Without much in the way of self-defense early on, there’s a sense of tension and fear about what lies around the corner. This is augmented by the most prolific enemy of the first hour: Mimics. These enemies resemble a big, shadowy, four-legged starfish that strikes quickly with its tentacles.

And, as the name implies, they can disguise themselves as any object. After my first encounter, I found myself swatting the wrench at every chair and coffee mug I could see, testing what was real and what wants to kill Morgan. Several times, my fears were warranted and my pre-emptive strikes saved me from a sneak attack. The tougher, more humanoid Phantoms were easier to bring down with the limited shotgun ammo I came across.

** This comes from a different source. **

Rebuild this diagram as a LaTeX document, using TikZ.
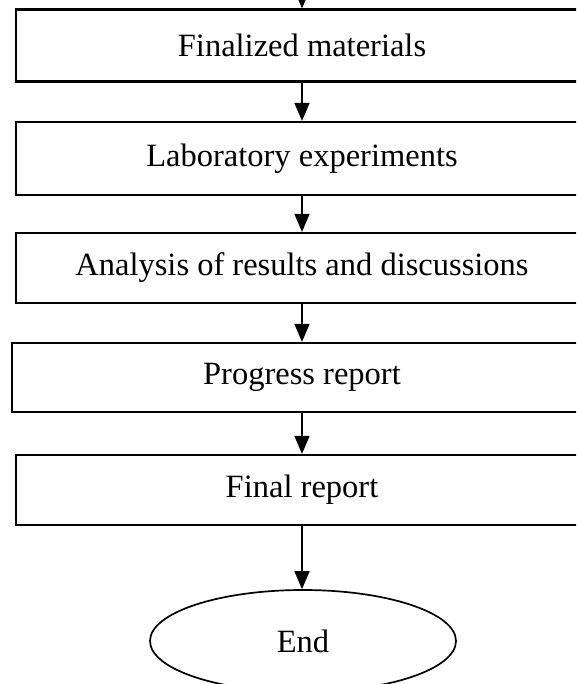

The Mimics evoke the same fear of what might be a malevolent alien as seen in the classic John Carpenter film “The Thing.”

Unravel the mystery

Other than sheer survival, the driving force in “Prey” is discovering why Morgan is on Talos I and what went wrong. And who doesn’t love a good mystery?

A man code-named January helps guide Morgan in the early going as the protagonist discovers he’s been deceived and experimented upon. It seems his brother, Alex, also is involved judging by the emails, notes and recordings that are scattered throughout Talos I.

I’m being purposefully vague about my experience, but suffice to say I’m interested in the direction of the plot. Raphael Colantonio, the game’s creative director who joined reporters at the demo session via Skype, estimated “Prey” holds anywhere from 15-40 hours of play. It will be interesting to see how the narrative sustains over that span.